3. In the oral argument in Supreme Court all parties attempted to restore pre-Prohibition power to the States. The power of Webb-Kenyon law was:
The Act by its terms applies only where the intoxicating liquors are intended to be “received, possessed, sold, or in any manner used” in violation of any law of the state into which they are transported. In such cases, the shipment is declared to be unlawful and the bar against state regulation of such commerce is removed.
But in all cases where the intoxicating liquor is not intended to be “used, etc.,” in violation of the state law, the protection afforded by interstate commerce remains.

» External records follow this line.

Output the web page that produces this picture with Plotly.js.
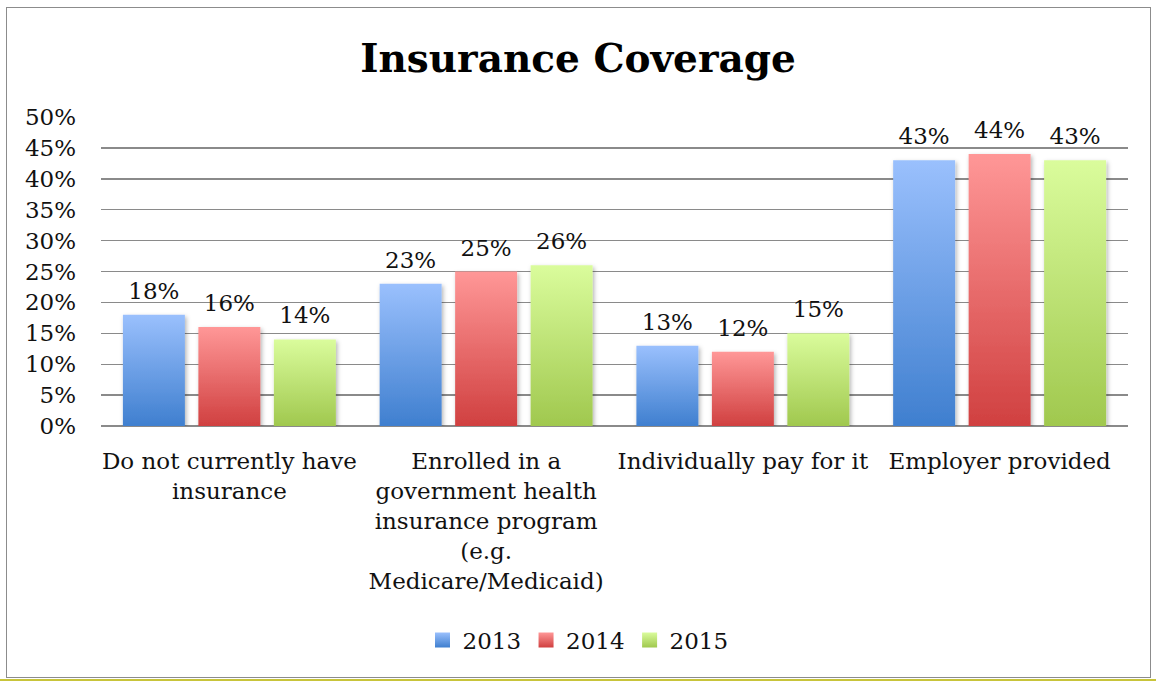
<!DOCTYPE html>
<html>
<head>
<meta charset="utf-8">
<script src="https://cdn.plot.ly/plotly-3.0.1.min.js"></script>
<style>
  html, body { margin: 0; padding: 0; background: #fff; }
  body { width: 1156px; height: 681px; position: relative; overflow: hidden; }
  #frame { position: absolute; left: 6px; top: 7px; width: 1145px; height: 671px; border: 1.5px solid #8c8c8c; box-sizing: border-box; }
  #bottomline { position: absolute; left: 0; top: 679px; width: 1156px; height: 2px; background: #c8c43a; }
  #chart { position: absolute; left: 0; top: 0; width: 1156px; height: 681px; }
</style>
</head>
<body>
<div id="frame"></div>
<div id="bottomline"></div>
<div id="chart"></div>
<script>
const categories = [
  "Do not currently have<br>insurance",
  "Enrolled in a<br>government health<br>insurance program<br>(e.g.<br>Medicare/Medicaid)",
  "Individually pay for it",
  "Employer provided"
];
const seriesNames = ["2013", "2014", "2015"];
const values2013 = [18, 23, 13, 43];
const values2014 = [16, 25, 12, 44];
const values2015 = [14, 26, 15, 43];
const yTickVals = [0, 5, 10, 15, 20, 25, 30, 35, 40, 45, 50];
const yTickText = ["0%", "5%", "10%", "15%", "20%", "25%", "30%", "35%", "40%", "45%", "50%"];

const topColors = ["#9AC0FD", "#FF9797", "#DAFC9C"];
const bottomColors = ["#3F7FCF", "#D04040", "#A0C84E"];
const seriesValues = [values2013, values2014, values2015];

const FONT = "DejaVu Serif, serif";
const FS = 23;

const traces = seriesNames.map((name, i) => ({
  type: "bar",
  name: name,
  x: categories,
  y: seriesValues[i],
  text: seriesValues[i].map(v => v + "%"),
  textposition: "outside",
  cliponaxis: false,
  textfont: { family: FONT, size: FS, color: "#111" },
  marker: { color: bottomColors[i], line: { width: 0 } },
  hoverinfo: "none"
}));

const layout = {
  width: 1156,
  height: 681,
  paper_bgcolor: "rgba(0,0,0,0)",
  plot_bgcolor: "rgba(0,0,0,0)",
  margin: { l: 101, r: 28, t: 117, b: 255 },
  barmode: "group",
  bargap: 0.118,
  bargroupgap: 0.179,
  font: { family: FONT, size: FS, color: "#111" },
  title: {
    text: "<b>Insurance Coverage</b>",
    font: { family: FONT, size: 39, color: "#000" },
    xref: "container", x: 0.5, xanchor: "center",
    yref: "container", y: 1 - 58 / 681, yanchor: "middle"
  },
  xaxis: {
    type: "category",
    showgrid: false,
    showline: false,
    zeroline: false,
    ticks: "",
    tickfont: { family: FONT, size: FS, color: "#111" },
    ticklabelstandoff: 19
  },
  yaxis: {
    range: [0, 50],
    tickvals: yTickVals,
    ticktext: yTickText,
    showgrid: true,
    gridcolor: "#8a8a8a",
    gridwidth: 1.4,
    zeroline: true,
    zerolinecolor: "#8a8a8a",
    zerolinewidth: 1.4,
    showline: false,
    ticks: "",
    tickfont: { family: FONT, size: FS, color: "#111" },
    ticklabelstandoff: 24
  },
  showlegend: true,
  legend: {
    orientation: "h",
    xref: "container", x: 0.5, xanchor: "center",
    yref: "container", y: 1 - 640 / 681, yanchor: "middle",
    font: { family: FONT, size: FS, color: "#111" },
    itemwidth: 30,
    bgcolor: "rgba(0,0,0,0)"
  }
};

Plotly.newPlot("chart", traces, layout, { staticPlot: true, displayModeBar: false }).then(gd => {
  const svg = gd.querySelector("svg.main-svg");
  const ns = "http://www.w3.org/2000/svg";
  let defs = svg.querySelector("defs");
  if (!defs) { defs = document.createElementNS(ns, "defs"); svg.insertBefore(defs, svg.firstChild); }
  topColors.forEach((c, i) => {
    const g = document.createElementNS(ns, "linearGradient");
    g.setAttribute("id", "grad" + i);
    g.setAttribute("x1", "0"); g.setAttribute("y1", "0");
    g.setAttribute("x2", "0"); g.setAttribute("y2", "1");
    const s1 = document.createElementNS(ns, "stop");
    s1.setAttribute("offset", "0"); s1.setAttribute("stop-color", c);
    const s2 = document.createElementNS(ns, "stop");
    s2.setAttribute("offset", "1"); s2.setAttribute("stop-color", bottomColors[i]);
    g.appendChild(s1); g.appendChild(s2);
    defs.appendChild(g);
  });
  const f = document.createElementNS(ns, "filter");
  f.setAttribute("id", "barshadow");
  f.setAttribute("x", "-20%"); f.setAttribute("y", "-10%");
  f.setAttribute("width", "150%"); f.setAttribute("height", "130%");
  const ds = document.createElementNS(ns, "feDropShadow");
  ds.setAttribute("dx", "1.5"); ds.setAttribute("dy", "2");
  ds.setAttribute("stdDeviation", "2"); ds.setAttribute("flood-color", "#000");
  ds.setAttribute("flood-opacity", "0.3");
  f.appendChild(ds);
  defs.appendChild(f);

  gd.querySelectorAll(".barlayer .trace").forEach((tr, i) => {
    tr.querySelectorAll(".point path").forEach(p => {
      p.style.fill = "url(#grad" + i + ")";
      p.setAttribute("filter", "url(#barshadow)");
    });
    tr.querySelectorAll(".point text").forEach(t => {
      const tf = t.getAttribute("transform") || "";
      t.setAttribute("transform", "translate(0,-8) " + tf);
    });
  });
  gd.querySelectorAll(".legend .traces").forEach((tr, i) => {
    tr.querySelectorAll(".legendpoints path").forEach(p => {
      p.setAttribute("d", "M7.5,7.5H-7.5V-7.5H7.5Z");
      p.style.fill = "url(#grad" + i + ")";
    });
  });
});
</script>
</body>
</html>
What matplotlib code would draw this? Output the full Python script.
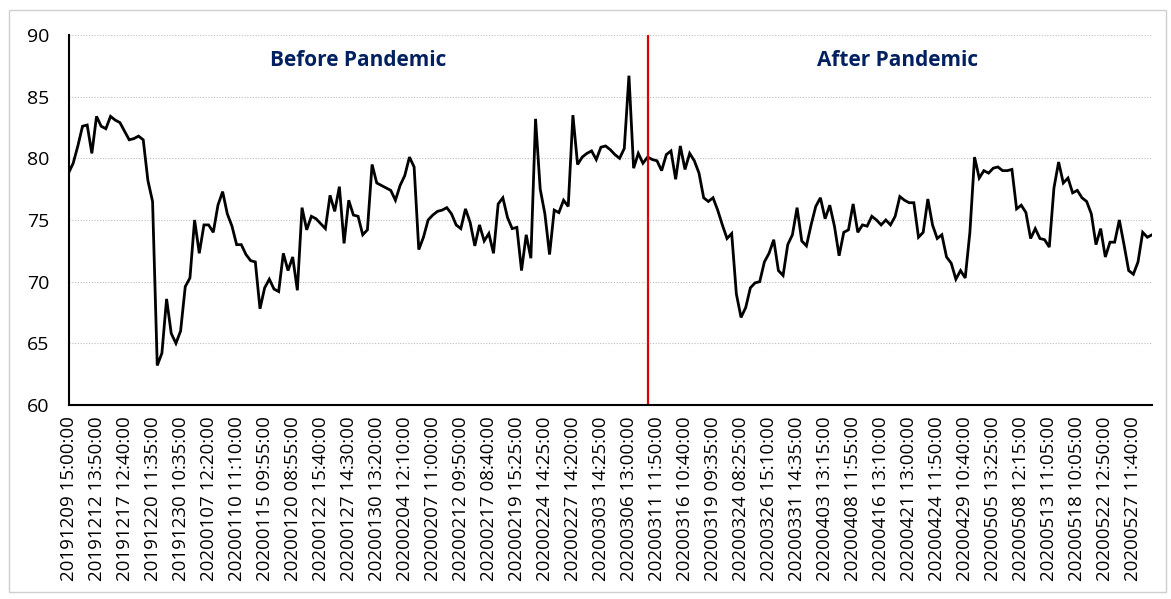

So, where liquor was purchased for the personal use of a consignee and his family, which use was permitted by the laws of Tennessee, (Palmer v. So. Exp. Co. (Tenn.)), it was held that the Webb-Kenyon law did not apply and that any attempt by the state to regulate the quantity to be shipped in interstate commerce was void.
The court held that the Webb-Kenyon law did not apply to the case of intoxicating liquors intended by the consignees for personal use, such use being lawful in Kentucky (Adams Exp. Co. v. Ky.), and that therefore a statute of Kentucky forbidding carriers to bring intoxicating liquors into or deliver them in “dry” territory, was invalid as applied to interstate commerce.
The Webb-Kenyon law did not prohibit transportation of liquors in violation of the law of the state. So, a state law prohibiting the transportation of intoxicating liquor by any common carrier, unless the person to whom it is consigned has a permit, is not valid as applied to interstate shipments.
(Source: Washington University School of Law)
The 21st Amendment neither gained any additional power nor gave any additional power to the States (The 21st Amendment Enforcement Act, Sec.2004).
Answer: Several parties before the Court were asserting that the 21st Amendment gave the States the degree of authority over alcohol beverages at least to the same degree as Congress had given the States prior to Prohibition. They were not advocating that the 21st Amendment only did that; if they had, then that argument would fail because the Court has consistently recognized that the States have core powers given to them by the 21st Amendment (and not simply by the 10th Amendment police powers), such as (1) promoting temperance, (2) ensuring an orderly marketplace, and (3) collecting tax revenue.
What did Total achieve in this case if its store in Tennessee will be limited to products of poorly developed distribution tier in Tennessee?
Answer: Total Wine at first could obtain a TN retail license when it first tried to enter the TN market because of the durational residency requirement. It challenged this law and was eventually able to obtain a license. TN wine and spirits retailers challenged to protect durational residency requirements, if they win, then Total could potentially lose its license.
Total’s fight was to enter the TN market and sell to TN customers from a brick and mortar store. So what Total is achieving is the right to expand retail stores and revenue.
Further, if the three-tier regulatory system is unquestionably legitimate then what question may arise when third-tier retailer sells and ships to consumer?
Answer: There are other states that allow shipping, you should speak with them on what effects it has on their three-tier system.
This comment mixes apples and oranges. The question is not whether retailers (as the third tier) sell and ship to consumers; of course, they do. Rather the question is whether out-of-state retailers can sell and ship to a consumer in another state. The three-tier system is premised on the State having control over who is distributing alcohol beverages to consumers in that State.